Beaucoup de personnes pensent qu’en supprimant la CREI, il n’y aura plus de répression de l’enrichissement illicite, alors que sa suppression renforce cette répression. Le délit existe dans le code pénal, il faudra simplement donner compétence aux tribunaux correctionnels qui connaitront ainsi du délit d’enrichissement illicite, comme ils jugent tous les jours le vol, l’escroquerie, l’abus de confiance, le détournement de deniers publics, la corruption etc. En effet, ce sont les mêmes procédures devant les tribunaux correctionnels qui sont appliqués devant la CREI.

L’arrêt de celle – ci sur l’affaire Karim WADE le dit clairement « …Considérant qu’en vertu des dispositions de l’article 14 de la loi 81-54 du 10 Juillet 1981, ce sont les règles du Code de Procédure Pénale applicables devant le tribunal correctionnel qui régissent la procédure en ce qui concerne les débats et le jugement devant la CREI… », Ce sont aussi les juges des juridictions ordinaires qui cumulent leur fonctions avec celles de juges de la CREI. Pourquoi donc maintenir cette juridiction budgétivore (location de siège, charges courantes, personnel subalterne etc.). En donnant compétences aux tribunaux correctionnels, les fonctions de Procureur spécial seront dévolues au Procureur de la République, la commission d’instruction sera supprimée et leurs missions transférées aux juges d’instructions dont certains pourront se spécialiser en délits économiques. Et notre pays se conformera aux standards internationaux, puisque les ordonnances des juges d’instruction pourront etre attaquées devant la chambre d’accusation, les jugements des tribunaux correctionnels peuvent comme toujours être déférés devant la cour d’appel.

Il faut souligner que depuis 36 ans que cette CREI existe, elle n’a pas jugé plus de 6 personnes et n’a condamné que 3 personnes y compris Karim WADE et Tahibou NDIAYE. Plaider pour son maintien relève de la « folie » intellectuelle.
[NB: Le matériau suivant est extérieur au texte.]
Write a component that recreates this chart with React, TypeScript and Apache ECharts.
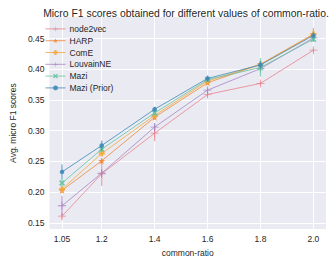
import React, { useEffect, useRef } from "react";
import * as echarts from "echarts";

const xValues = [1.05, 1.2, 1.4, 1.6, 1.8, 2.0];
const yTicks = [0.15, 0.2, 0.25, 0.3, 0.35, 0.4, 0.45];

const names = ["node2vec", "HARP", "ComE", "LouvainNE", "Mazi", "Mazi (Prior)"];
const node2vec = [0.161, 0.23, 0.296, 0.359, 0.377, 0.431];
const harp = [0.203, 0.251, 0.322, 0.378, 0.408, 0.457];
const come = [0.205, 0.263, 0.325, 0.381, 0.408, 0.457];
const louvain = [0.178, 0.231, 0.306, 0.366, 0.401, 0.451];
const mazi = [0.215, 0.27, 0.329, 0.383, 0.403, 0.449];
const maziPrior = [0.233, 0.276, 0.335, 0.385, 0.407, 0.455];

const node2vecErr = [0.004, 0.02, 0.013, 0.004, 0.003, 0.003];
const harpErr = [0.004, 0.004, 0.004, 0.003, 0.004, 0.01];
const comeErr = [0.004, 0.004, 0.004, 0.003, 0.004, 0.006];
const louvainErr = [0.016, 0.004, 0.006, 0.004, 0.004, 0.003];
const maziErr = [0.006, 0.004, 0.004, 0.003, 0.015, 0.004];
const maziPriorErr = [0.012, 0.008, 0.004, 0.005, 0.006, 0.005];

const colors = ["#e7838f", "#f0883a", "#f6a93b", "#a884c4", "#66c2a0", "#3d8ab8"];

const PLUS = "path://M4.5,0H5.5V4.5H10V5.5H5.5V10H4.5V5.5H0V4.5H4.5Z";
const THICK_PLUS = "path://M3,0H7V3H10V7H7V10H3V7H0V3H3Z";
const STAR = "path://M5,0L6.2,3.8L10,3.8L6.9,6.1L8.1,10L5,7.6L1.9,10L3.1,6.1L0,3.8L3.8,3.8Z";
const XMARK = "path://M0,2L2,0L5,3L8,0L10,2L7,5L10,8L8,10L5,7L2,10L0,8L3,5Z";
const symbols = [PLUS, STAR, THICK_PLUS, PLUS, XMARK, "circle"];
const symbolSizes = [8, 7, 6, 8, 6, 4.5];

const FONT = "Liberation Sans";

export default function App() {
  const ref = useRef<HTMLDivElement>(null);
  useEffect(() => {
    if (!ref.current) return;
    const chart = echarts.init(ref.current, null, { renderer: "svg" });
    const values = [node2vec, harp, come, louvain, mazi, maziPrior];
    const errs = [node2vecErr, harpErr, comeErr, louvainErr, maziErr, maziPriorErr];
    const series: any[] = [];
    names.forEach((name, i) => {
      series.push({
        name: name + "-err",
        type: "custom",
        silent: true,
        z: 2 + i,
        data: xValues.map((x, j) => [x, values[i][j] - errs[i][j], values[i][j] + errs[i][j]]),
        renderItem: (params: any, api: any) => {
          const p1 = api.coord([api.value(0), api.value(1)]);
          const p2 = api.coord([api.value(0), api.value(2)]);
          return {
            type: "line",
            shape: { x1: p1[0], y1: p1[1], x2: p2[0], y2: p2[1] },
            style: { stroke: colors[i], lineWidth: 1.2, opacity: 0.75 },
          };
        },
      });
      series.push({
        name,
        type: "line",
        z: 2 + i,
        data: xValues.map((x, j) => [x, values[i][j]]),
        symbol: symbols[i],
        symbolSize: symbolSizes[i],
        showSymbol: true,
        lineStyle: { color: colors[i], width: 1, opacity: 0.8 },
        itemStyle: { color: colors[i], opacity: 0.9 },
      });
    });

    chart.setOption({
      animation: false,
      backgroundColor: "#ffffff",
      title: {
        text: "Micro F1 scores obtained for different values of common-ratio.",
        left: 181,
        textAlign: "center",
        top: 3,
        textStyle: { fontFamily: FONT, fontSize: 10.4, fontWeight: "normal", color: "#262626" },
      },
      legend: {
        data: names.map((n) => ({ name: n, itemStyle: { opacity: 0.9 } })),
        orient: "vertical",
        left: 40,
        top: 19,
        itemGap: 2,
        itemWidth: 20,
        itemHeight: 6,
        lineStyle: { width: 1 },
        textStyle: { fontFamily: FONT, fontSize: 8.5, lineHeight: 9.8, color: "#262626", padding: [0, 0, 0, -1] },
      },
      grid: { left: 36, right: 6, top: 17, bottom: 29, show: true, backgroundColor: "#eaeaf2", borderWidth: 0 },
      xAxis: {
        type: "value",
        min: 1.0025,
        max: 2.0475,
        name: "common-ratio",
        nameLocation: "middle",
        nameGap: 18,
        nameTextStyle: { fontFamily: FONT, fontSize: 8.5, color: "#262626" },
        axisLine: { show: false },
        axisTick: { show: false, customValues: xValues },
        axisLabel: {
          customValues: xValues,
          fontFamily: FONT,
          fontSize: 8.5,
          color: "#262626",
          margin: 5,
          formatter: (v: number) => (v === 2 ? "2.0" : String(v)),
        },
        splitLine: { show: true, lineStyle: { color: "#ffffff", width: 1 } },
      },
      yAxis: {
        type: "value",
        min: 0.14,
        max: 0.485,
        name: "Avg. micro F1 scores",
        nameLocation: "middle",
        nameGap: 25,
        nameTextStyle: { fontFamily: FONT, fontSize: 8.5, color: "#262626" },
        axisLine: { show: false },
        axisTick: { show: false, customValues: yTicks },
        axisLabel: {
          customValues: yTicks,
          fontFamily: FONT,
          fontSize: 8.5,
          color: "#262626",
          margin: 5,
          formatter: (v: number) => v.toFixed(2),
        },
        splitLine: { show: true, lineStyle: { color: "#ffffff", width: 1 } },
      },
      series,
    });
    return () => chart.dispose();
  }, []);
  return <div ref={ref} style={{ width: 332, height: 262, position: "absolute", left: 0, top: 0 }} />;
}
Je ne terminerai pas sans signaler le cumul inadmissible de fonctions publiques et privées. En effet, il est difficilement incompréhensible que dans un Etat normal des autorités investies d’un mandat public continuent à exercer des activités privées au vu et au su de tout le monde alors que la loi l’interdit formellement. Le cas des ministres conseillers est patent. Bon nombre d’entre eux exercent des activités privées lucratives. Les gains gagnés ne constituent –ils pas de l’enrichissement illicite, puisqu’ils n’ont pas le droit de le faire ? Le Président de la République est interpellé. Pourquoi les râleurs publics se taisent. Et pourtant un célèbre avocat avait attiré l’attention des sénégalais sur cette entorse à la gestion sobre et vertueuse.